For Brest’s opening home game of the Ligue 1 season, some spectators paid a mere €4 for a seat. It was a special occasion, the first league match at the Stade Francis-Le-Blé without restrictions on numbers since the beginning of the Covid-19 crisis. It was also a derby, the all-Brittany clash with Rennes.
The crowd was close to its 15,000 capacity for the 1-1 draw. On Friday, for the visit of Paris Saint-Germain, the stadium is sold out without any special-offer €4 seats. Ever since the possibility was raised that Lionel Messi might just be in the visitor’s matchday squad, the resale value of tickets has soared into the hundreds of euros. They would have gone up still higher had the expectation of an imminent Messi debut for PSG not been dampened.
Mauricio Pochettino, the PSG head coach, on Thursday made it clear that he thinks Messi needs further training before he is ready for a first start in French football. But that serves merely to heighten the suspense that is part of the Messimania phenomenon, a hype cultivated by his new club, eager to leverage the global interest in PSG since Messi’s surprise move from Barcelona.
Wherever he sees his first action, Messi’s will soon recognise David versus Goliath scenarios as routine. PSG’s trips to low-key provincial arenas, like Brest’s, remind that many clubs in the top division in France live on annual budgets that would barely cover the basic salary of Messi.
If, say, Brest spent all their money for the entire season on Messi at the rate, over €1m a week he is paid by PSG, they could manage to keep him there for about two-thirds of it. Stade de Reims, where Pochettino takes his team next weekend, could just about maintain Messi for a season on their €60m budget — but they would have almost nothing left to pay anybody else.
Ever since PSG came under Qatari ownership 10 years ago, French football has had to come to terms with a vast imbalance, a huge gap between the super-rich club in the capital and everybody else.
Olympique Marseille, OM, the only French club to have won a Champions League, used to regard themselves as top of the pile in terms of support-base. Olympique Lyonnais, OL, are a 21st century success story in terms of growth and development. But PSG’s resources dwarf OM’s and OL’s.
Yet last season Lille became the champions on a budget of less than a quarter of PSG’s, a triumph that encourages all the clubs from less fashionable cities. “I know everyone in French football wants to beat PSG,” said Messi when he arrived in France.

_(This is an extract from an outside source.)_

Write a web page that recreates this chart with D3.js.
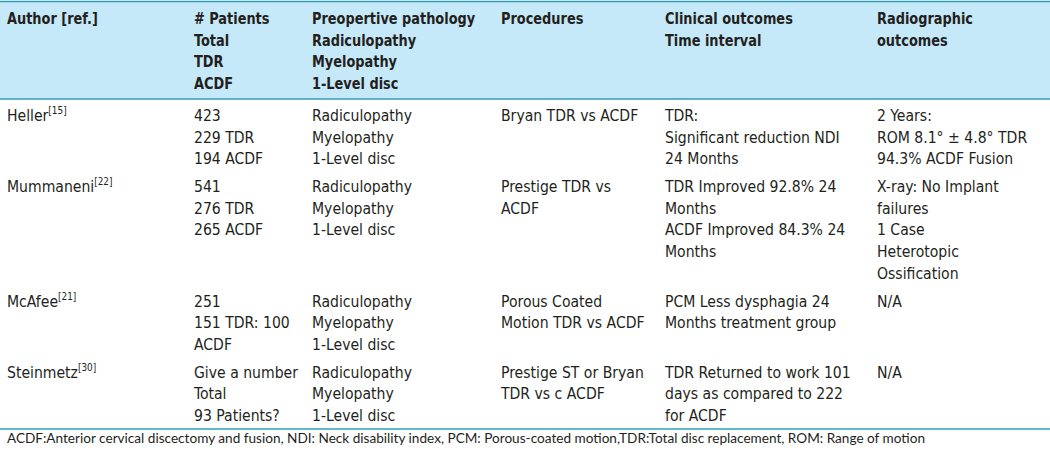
<!DOCTYPE html>
<html>
<head>
<meta charset="UTF-8">
<style>
  html, body { margin: 0; padding: 0; background: #fff; }
</style>
<script src="https://d3js.org/d3.v7.min.js"></script>
</head>
<body>
<div id="viz"></div>
<script>
// column headers (one entry per line)
const headers = [
  ["Author [ref.]"],
  ["# Patients", "Total", "TDR", "ACDF"],
  ["Preopertive pathology", "Radiculopathy", "Myelopathy", "1-Level disc"],
  ["Procedures"],
  ["Clinical outcomes", "Time interval"],
  ["Radiographic", "outcomes"]
];

const authors = ["Heller", "Mummaneni", "McAfee", "Steinmetz"];
const refs = ["[15]", "[22]", "[21]", "[30]"];
const patients = [
  ["423", "229 TDR", "194 ACDF"],
  ["541", "276 TDR", "265 ACDF"],
  ["251", "151 TDR: 100", "ACDF"],
  ["Give a number", "Total", "93 Patients?"]
];
const pathology = [
  ["Radiculopathy", "Myelopathy", "1-Level disc"],
  ["Radiculopathy", "Myelopathy", "1-Level disc"],
  ["Radiculopathy", "Myelopathy", "1-Level disc"],
  ["Radiculopathy", "Myelopathy", "1-Level disc"]
];
const procedures = [
  ["Bryan TDR vs ACDF"],
  ["Prestige TDR vs", "ACDF"],
  ["Porous Coated", "Motion TDR vs ACDF"],
  ["Prestige ST or Bryan", "TDR vs c ACDF"]
];
const clinical = [
  ["TDR:", "Significant reduction NDI", "24 Months"],
  ["TDR Improved 92.8% 24", "Months", "ACDF Improved 84.3% 24", "Months"],
  ["PCM Less dysphagia 24", "Months treatment group"],
  ["TDR Returned to work 101", "days as compared to 222", "for ACDF"]
];
const radiographic = [
  ["2 Years:", "ROM 8.1\u00b0 \u00b1 4.8\u00b0 TDR", "94.3% ACDF Fusion"],
  ["X-ray: No Implant", "failures", "1 Case", "Heterotopic", "Ossification"],
  ["N/A"],
  ["N/A"]
];
const footnote = "ACDF:Anterior cervical discectomy and fusion, NDI: Neck disability index, PCM: Porous-coated motion,TDR:Total disc replacement, ROM: Range of motion";

const width = 1050, height = 451;
const lineH = 21.7, rowPad = 6;
const colX = d3.scaleOrdinal().domain(d3.range(6)).range([7, 194, 312, 501, 665, 877]);
const teal = "#2f9cb6", headBg = "#c6e9f9", ink = "#231f20";
// no narrow font installed: squeeze DejaVu Sans Condensed horizontally
const sxReg = 0.945, sxBold = 0.87;

const svg = d3.select("#viz").append("svg")
  .attr("width", width).attr("height", height)
  .attr("font-family", "'Liberation Sans Narrow', 'DejaVu Sans Condensed', sans-serif")
  .attr("font-size", 16.5).attr("fill", ink);

// header band
const headTop = 1.5, headBottom = 99;
svg.append("rect").attr("x", 0).attr("y", headTop).attr("width", width)
  .attr("height", headBottom - headTop).attr("fill", headBg);

headers.forEach((lines, c) => {
  svg.append("g").attr("transform", `translate(${colX(c)},0) scale(${sxBold},1)`)
    .selectAll("text").data(lines).join("text")
    .attr("x", 0).attr("y", (d, i) => 24 + i * lineH)
    .attr("font-weight", "bold").text(d => d);
});

// body rows
const rows = authors.map((a, r) => ({
  cells: [[a], patients[r], pathology[r], procedures[r], clinical[r], radiographic[r]],
  ref: refs[r]
}));
let y = headBottom;
rows.forEach(row => {
  const n = d3.max(row.cells, c => c.length);
  row.cells.forEach((lines, c) => {
    const t = svg.append("g").attr("transform", `translate(${colX(c)},${y}) scale(${sxReg},1)`)
      .selectAll("text").data(lines).join("text")
      .attr("x", 0).attr("y", (d, i) => 22 + i * lineH)
      .text(d => d);
    if (c === 0) t.append("tspan").attr("font-size", 10.5).attr("dy", -7).text(row.ref);
  });
  y += n * lineH + rowPad;
});

// rules
[headTop, headBottom, 429].forEach(ry => {
  svg.append("line").attr("x1", 0).attr("x2", width).attr("y1", ry).attr("y2", ry)
    .attr("stroke", teal).attr("stroke-width", 1.5);
});

svg.append("text").attr("x", 7).attr("y", 443)
  .attr("font-family", "Lato, 'Open Sans', sans-serif").attr("font-size", 13.6)
  .text(footnote);
</script>
</body>
</html>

He has already seen how that works: Lille defeated the aristocrats from the capital in the Trophee des Champions — the French Super Cup equivalent — earlier this month. Newly promoted Troyes took the lead against PSG in the opening game of the Ligue 1 season, before Achraf Hakimi and Maurcio Icardi restored hierarchy with a 2-1 win. Even last weekend, after the formal unveiling of Messi, and fellow new arrivals Sergio Ramos, Gigio Donnarumma, Hakimi and Gini Wijnaldum at Paris’s Parc des Princes, Strasbourg threatened an upset when they clawed back a 3-0 deficit to 3-2. PSG ended up 4-2 winners, but there had been some nervous moments.
How many more close shaves PSG experience once Messi, Neymar, Kylian Mbappe, Marco Verratti, Wijnaldum, Hakimi, Ramos, Marquinhos are lining up in front of goalkeeper Donnarumma remains to be seen. Of those, only Hakimi, Wijnaldum and Mbappe have been available for the wins over Troyes and Strasbourg, with Pochettino easing the others back to fitness after busy summers, and, in the case of Ramos, awaiting his recovery from injury.
“We have to analyse the physical state of these players to see when they will be ready,” said Pochettino. Several have only recently joined pre-season practice. Five of his squad were involved in the mid-July Copa America final between Argentina and Brazil and the two Italians, Verratti and Donnarumma, in the Euro 2020 final.
Pochettino will be pleased when the end of August arrives, not only because he will have a fuller pick of fit players, but because the transfer window will be closing. Speculation about Mbappe’s future, with the player into the last year of his contract and Real Madrid openly interested in Mbappe, is making almost as much noise around the club as is Messimania.
“I look at this period of the year with a sense of humour,” said Pochettino. “A lot of things get said, and experience tells you some may happen and others will not. Kylian is calm, the club knows he is our player and that he is preparing for our next game.”
Good news for those Brest locals who paid over-the-odds for tickets: they should at least see Mbappe, the superstar of France, even if the Messi express is not yet ready to leave the station.